## EXERCISE DESCRIPTION
Your copy should hold exactly the lines from the one containing "Write the Apache ECharts code for this chart." to the one containing "const yTicks = [25, 50, 75, 100];", inclusive, with no pictures.

[Rows from a dataset of charts and code]
::::
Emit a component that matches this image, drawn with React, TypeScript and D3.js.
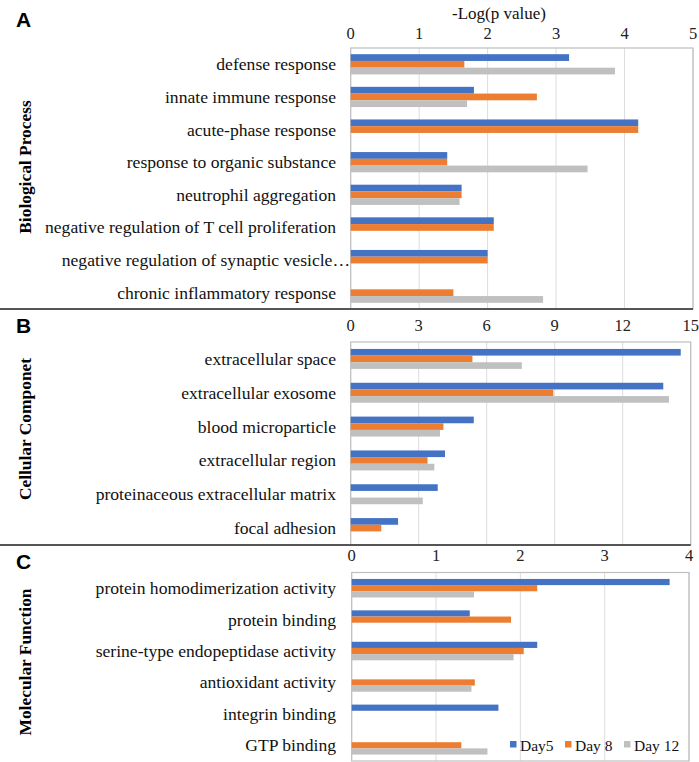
import * as d3 from "d3";

// Series labels and colours
const SERIES = ["Day5", "Day 8", "Day 12"];
const COLORS = ["#4472C4", "#ED7D31", "#C0C0C0"];

// A. Biological Process
const bpCategories = [
  "defense response",
  "innate immune response",
  "acute-phase response",
  "response to organic substance",
  "neutrophil aggregation",
  "negative regulation of T cell proliferation",
  "negative regulation of synaptic vesicle…",
  "chronic inflammatory response",
];
const bpDay5 = [3.19, 1.8, 4.2, 1.41, 1.62, 2.09, 2.0, 0];
const bpDay8 = [1.66, 2.72, 4.2, 1.41, 1.62, 2.09, 2.0, 1.5];
const bpDay12 = [3.86, 1.7, 0, 3.46, 1.59, 0, 0, 2.81];
const bpTicks = [0, 1, 2, 3, 4, 5];

// B. Cellular Component
const ccCategories = [
  "extracellular space",
  "extracellular exosome",
  "blood microparticle",
  "extracellular region",
  "proteinaceous extracellular matrix",
  "focal adhesion",
];
const ccDay5 = [14.56, 13.79, 5.43, 4.16, 3.84, 2.09];
const ccDay8 = [5.37, 8.94, 4.09, 3.39, 0, 1.35];
const ccDay12 = [7.55, 14.04, 3.94, 3.69, 3.18, 0];
const ccTicks = [0, 3, 6, 9, 12, 15];

// C. Molecular Function
const mfCategories = [
  "protein homodimerization activity",
  "protein binding",
  "serine-type endopeptidase activity",
  "antioxidant activity",
  "integrin binding",
  "GTP binding",
];
const mfDay5 = [3.77, 1.4, 2.2, 0, 1.74, 0];
const mfDay8 = [2.2, 1.89, 2.04, 1.46, 0, 1.3];
const mfDay12 = [1.45, 0, 1.92, 1.42, 0, 1.61];
const mfTicks = [0, 1, 2, 3, 4];

const SERIF = "'Liberation Serif', 'Times New Roman', serif";
const SANS = "'Liberation Sans', Arial, sans-serif";

type PanelProps = {
  letter: string;
  letterY: number;
  title: string;
  titleY: number;
  categories: string[];
  values: number[][];
  ticks: number[];
  top: number;
  bottom: number;
  left: number;
  right: number;
  tickY: number;
  padding: number;
  divider?: boolean;
};

function Panel(p: PanelProps) {
  const x = d3
    .scaleLinear()
    .domain([0, p.ticks[p.ticks.length - 1]])
    .range([p.left, p.right]);

  const y = d3
    .scaleBand<string>()
    .domain(p.categories)
    .range([p.top, p.bottom])
    .paddingInner(p.padding)
    .paddingOuter(p.padding / 2);

  const inner = d3
    .scaleBand<number>()
    .domain(d3.range(SERIES.length))
    .range([0, y.bandwidth()]);

  return (
    <g>
      {/* gridlines */}
      {p.ticks.map(t => (
        <line
          key={"g" + t}
          x1={x(t)}
          x2={x(t)}
          y1={p.top}
          y2={p.bottom}
          stroke="#dcdcdc"
          strokeWidth={1}
        />
      ))}
      {/* frame */}
      <rect
        x={p.left}
        y={p.top}
        width={p.right - p.left}
        height={p.bottom - p.top}
        fill="none"
        stroke="#bfbfbf"
        strokeWidth={1.2}
      />
      {/* tick labels */}
      {p.ticks.map(t => (
        <text
          key={"t" + t}
          x={x(t)}
          y={p.tickY}
          textAnchor="middle"
          dominantBaseline="central"
          fontFamily={SERIF}
          fontSize={16.5}
          fill="#222"
        >
          {t}
        </text>
      ))}
      {/* bars */}
      {p.categories.map((c, i) => (
        <g key={c}>
          {p.values.map((vals, s) =>
            vals[i] > 0 ? (
              <rect
                key={s}
                x={x(0)}
                y={y(c)! + inner(s)!}
                width={x(vals[i]) - x(0)}
                height={inner.bandwidth()}
                fill={COLORS[s]}
              />
            ) : null
          )}
          <text
            x={c.endsWith("…") ? 350 : 336}
            y={y(c)! + y.bandwidth() / 2}
            textAnchor="end"
            dominantBaseline="central"
            fontFamily={SERIF}
            fontSize={17.6}
            fill="#111"
          >
            {c}
          </text>
        </g>
      ))}
      {/* panel letter */}
      <text
        x={16}
        y={p.letterY}
        dominantBaseline="central"
        fontFamily={SANS}
        fontWeight="bold"
        fontSize={21}
        fill="#000"
      >
        {p.letter}
      </text>
      {/* category axis title */}
      <text
        transform={`translate(25,${p.titleY}) rotate(-90)`}
        textAnchor="middle"
        dominantBaseline="central"
        fontFamily={SERIF}
        fontWeight="bold"
        fontSize={17.4}
        fill="#000"
      >
        {p.title}
      </text>
      {p.divider && (
        <line
          x1={0}
          x2={p.right}
          y1={p.bottom}
          y2={p.bottom}
          stroke="#555"
          strokeWidth={1.8}
        />
      )}
    </g>
  );
}

export default function App() {
  const legendX = [510, 565, 624];
  return (
    <svg
      width={699}
      height={762}
      style={{ position: "absolute", left: 0, top: 0, background: "#fff" }}
    >
      <rect width={699} height={762} fill="#fff" />
      <text
        x={499}
        y={13}
        textAnchor="middle"
        dominantBaseline="central"
        fontFamily={SERIF}
        fontSize={17}
        fill="#111"
      >
        -Log(p value)
      </text>

      <Panel
        letter="A"
        letterY={19}
        title="Biological Process"
        titleY={167}
        categories={bpCategories}
        values={[bpDay5, bpDay8, bpDay12]}
        ticks={bpTicks}
        top={48}
        bottom={309}
        left={350.7}
        right={693}
        tickY={33}
        padding={0.38}
        divider
      />
      <Panel
        letter="B"
        letterY={325}
        title="Cellular Componet"
        titleY={429}
        categories={ccCategories}
        values={[ccDay5, ccDay8, ccDay12]}
        ticks={ccTicks}
        top={342}
        bottom={545}
        left={350.7}
        right={690.7}
        tickY={325}
        padding={0.41}
        divider
      />
      <Panel
        letter="C"
        letterY={561}
        title="Molecular Function"
        titleY={662}
        categories={mfCategories}
        values={[mfDay5, mfDay8, mfDay12]}
        ticks={mfTicks}
        top={572.5}
        bottom={761}
        left={351.7}
        right={689}
        tickY={555}
        padding={0.41}
      />

      {/* legend */}
      {SERIES.map((s, i) => (
        <g key={s}>
          <rect x={legendX[i]} y={741} width={6.5} height={6.5} fill={COLORS[i]} />
          <text
            x={legendX[i] + 10}
            y={745}
            dominantBaseline="central"
            fontFamily={SERIF}
            fontSize={15.5}
            fill="#111"
          >
            {s}
          </text>
        </g>
      ))}
    </svg>
  );
}
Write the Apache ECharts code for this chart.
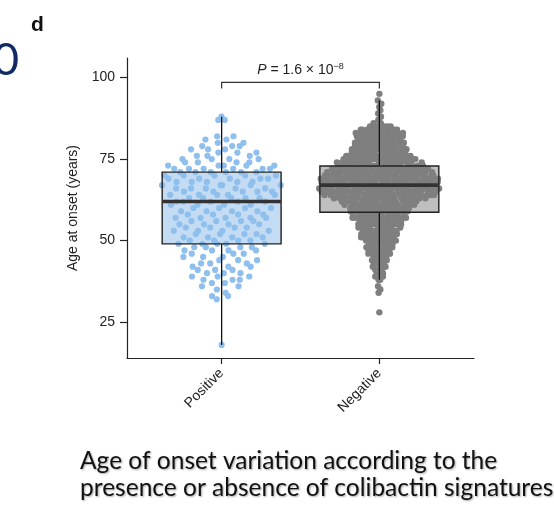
<!DOCTYPE html>
<html><head><meta charset="utf-8">
<script src="https://cdn.jsdelivr.net/npm/echarts@6/dist/echarts.min.js"></script>
<style>html,body{margin:0;padding:0;background:#fff}#c{width:554px;height:505px}</style>
</head><body><div id="c"></div>
<script>
// ---- data ----
const categories = ['Positive', 'Negative'];
const yTicks = [25, 50, 75, 100];

// Colibactin-positive: ages at onset and number of patients at each age
const posAges   = [88,87,82,81,80,79,78,77,76,75,74,73,72,71,70,69,68,67,66,65,64,63,62,61,60,59,58,57,56,55,54,53,52,51,50,49,48,47,46,45,44,43,42,41,40,39,38,37,36,35,34,33,32,18];
const posCounts = [ 1, 2, 2, 2, 2, 3, 3, 3, 3, 4, 4, 5, 6, 6, 5, 5, 5, 5, 5, 5, 5, 5, 5, 4, 4, 4, 4, 5, 4, 4, 4, 4, 4, 4, 4, 5, 4, 4, 3, 3, 3, 3, 3, 3, 3, 3, 3, 2, 2, 1, 1, 2, 1, 1];

// Colibactin-negative
const negAges   = [95,93,92,91,90,89,88,87,86,85,84,83,82,81,80,79,78,77,76,75,74,73,72,71,70,69,68,67,66,65,64,63,62,61,60,59,58,57,56,55,54,53,52,51,50,49,48,47,46,45,44,43,42,41,40,39,38,36,35,34,28];
const negCounts = [ 1, 1, 1, 1, 1, 1, 1, 1, 2, 7,10,12,12,12,12,12,13,14,16,18,20,22,24,25,27,28,29,29,29,29,27,22,19,16,15,14,13,13,12,11,10,10, 9, 9, 8, 7, 7, 6, 5, 5, 4, 4, 3, 3, 3, 2, 2, 1, 1, 1, 1];

// box statistics: [lower whisker, Q1, median, Q3, upper whisker]
const posBox = [18, 49, 62, 71, 88];
const negBox = [38, 58.7, 67, 72.9, 93];

const pValueText = '{i|P} = 1.6 × 10{s|−8}';
const captionLines = ['Age of onset variation according to the', 'presence or absence of colibactin signatures'];

// ---- styling ----
const dotColors  = ['#8fbfec', '#7f7f7f'];
const fillColors = ['#c4dcf3', '#bfbfbf'];
const BOX_HALF = 0.377;   // half box width (x units)
const SPREAD   = 0.39;    // max half spread of dots (x units)
const FONT = 'Liberation Sans, Arial, sans-serif';

function vdc(n) { let v = 0, d = 1; while (n > 0) { d *= 2; v += (n % 2) / d; n = Math.floor(n / 2); } return v; }
function quasi(ages, counts, center, bw) {
  const vals = [];
  ages.forEach((a, i) => { for (let k = 0; k < counts[i]; k++) vals.push(a); });
  vals.sort((a, b) => a - b);
  const dens = {}; let maxD = 0;
  ages.forEach(a => {
    let s = 0; vals.forEach(u => { s += Math.exp(-0.5 * ((a - u) / bw) ** 2); });
    dens[a] = s; if (s > maxD) maxD = s;
  });
  return vals.map((v, i) => [center + (vdc(i + 1) - 0.5) * 2 * SPREAD * dens[v] / maxD, v]);
}
const posPoints = quasi(posAges, posCounts, 1, 2.5);
const negPoints = quasi(negAges, negCounts, 2, 1.0);
const boxData = [[1].concat(posBox), [2].concat(negBox)];

function boxGeom(api) {
  const x = api.value(0);
  const v = [1, 2, 3, 4, 5].map(i => api.value(i));
  const tl = api.coord([x - BOX_HALF, v[3]]);
  const br = api.coord([x + BOX_HALF, v[1]]);
  const c = api.coord([x, v[2]]);
  const top = api.coord([x, v[4]]);
  const bot = api.coord([x, v[0]]);
  return { tl, br, c, top, bot };
}

const captionStyle = { font: '24.5px Lato', fill: '#111', verticalAlign: 'middle',
  textShadowColor: 'rgba(0,0,0,0.35)', textShadowBlur: 2, textShadowOffsetX: 1, textShadowOffsetY: 1 };

const chart = echarts.init(document.getElementById('c'), null, { renderer: 'canvas' });
chart.setOption({
  animation: false,
  grid: { left: 127, top: 58, width: 347, height: 300 },
  xAxis: {
    type: 'value', min: 0.4, max: 2.6,
    axisLine: { lineStyle: { color: '#222', width: 1.2 } },
    axisTick: { show: true, customValues: [1, 2], length: 6, lineStyle: { color: '#222', width: 1.2 } },
    axisLabel: { customValues: [1, 2], formatter: v => categories[Math.round(v) - 1], rotate: 45, margin: 13,
      fontFamily: FONT, fontSize: 14, color: '#222' },
    splitLine: { show: false }
  },
  yAxis: {
    type: 'value', min: 14, max: 106,
    name: 'Age at onset (years)', nameLocation: 'middle', nameGap: 47,
    nameTextStyle: { fontFamily: FONT, fontSize: 14, color: '#222' },
    axisLine: { show: true, lineStyle: { color: '#222', width: 1.2 } },
    axisTick: { show: true, customValues: yTicks, length: 7, lineStyle: { color: '#222', width: 1.2 } },
    axisLabel: { customValues: yTicks, margin: 12, fontFamily: FONT, fontSize: 14, color: '#222' },
    splitLine: { show: false }
  },
  series: [
    { type: 'custom', z: 1, silent: true, data: boxData,
      renderItem: (params, api) => {
        const g = boxGeom(api);
        return { type: 'rect', shape: { x: g.tl[0], y: g.tl[1], width: g.br[0] - g.tl[0], height: g.br[1] - g.tl[1] },
          style: { fill: fillColors[params.dataIndex] } };
      } },
    { type: 'scatter', z: 2, silent: true, data: posPoints, symbolSize: 6.2,
      itemStyle: { color: dotColors[0], opacity: 1 } },
    { type: 'scatter', z: 2, silent: true, data: negPoints, symbolSize: 6.4,
      itemStyle: { color: dotColors[1], opacity: 1 } },
    { type: 'custom', z: 3, silent: true, data: boxData,
      renderItem: (params, api) => {
        const g = boxGeom(api);
        return { type: 'group', children: [
          { type: 'line', shape: { x1: g.top[0], y1: g.top[1], x2: g.c[0], y2: g.tl[1] }, style: { stroke: '#111', lineWidth: 1.3 } },
          { type: 'line', shape: { x1: g.bot[0], y1: g.bot[1], x2: g.c[0], y2: g.br[1] }, style: { stroke: '#111', lineWidth: 1.3 } },
          { type: 'rect', shape: { x: g.tl[0], y: g.tl[1], width: g.br[0] - g.tl[0], height: g.br[1] - g.tl[1] },
            style: { fill: 'none', stroke: '#222', lineWidth: 1.4 } },
          { type: 'line', shape: { x1: g.tl[0], y1: g.c[1], x2: g.br[0], y2: g.c[1] }, style: { stroke: '#333', lineWidth: 3.6 } }
        ] };
      } },
    { type: 'custom', z: 4, silent: true, data: [[1, 2]],
      renderItem: (params, api) => {
        const a = api.coord([api.value(0), 98.5]);
        const b = api.coord([api.value(1), 98.5]);
        const drop = 6;
        return { type: 'group', children: [
          { type: 'polyline', shape: { points: [[a[0], a[1] + drop], [a[0], a[1]], [b[0], b[1]], [b[0], b[1] + drop]] },
            style: { fill: 'none', stroke: '#333', lineWidth: 1.2 } },
          { type: 'text', style: { x: (a[0] + b[0]) / 2, y: a[1] - 4, text: pValueText, align: 'center', verticalAlign: 'bottom',
              fontFamily: FONT, fontSize: 14, fill: '#222', lineHeight: 16,
              rich: { i: { fontStyle: 'italic', fontFamily: FONT, fontSize: 14, lineHeight: 16 },
                      s: { fontFamily: FONT, fontSize: 9, verticalAlign: 'top', lineHeight: 16 } } } }
        ] };
      } }
  ],
  graphic: [
    { type: 'text', x: 31, y: 25, style: { text: 'd', font: 'bold 21px Liberation Sans', fill: '#111', verticalAlign: 'middle' } },
    { type: 'text', x: 19, y: 60, style: { text: '0', font: '45px Lato', fill: '#102a66', align: 'right', verticalAlign: 'middle' } },
    { type: 'text', x: 80, y: 461, style: Object.assign({ text: captionLines[0] }, captionStyle) },
    { type: 'text', x: 80, y: 488.5, style: Object.assign({ text: captionLines[1] }, captionStyle) }
  ]
});
</script>
</body></html>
::::
## SOLVED EXERCISE
Write the Apache ECharts code for this chart.
<!DOCTYPE html>
<html><head><meta charset="utf-8">
<script src="https://cdn.jsdelivr.net/npm/echarts@6/dist/echarts.min.js"></script>
<style>html,body{margin:0;padding:0;background:#fff}#c{width:554px;height:505px}</style>
</head><body><div id="c"></div>
<script>
// ---- data ----
const categories = ['Positive', 'Negative'];
const yTicks = [25, 50, 75, 100];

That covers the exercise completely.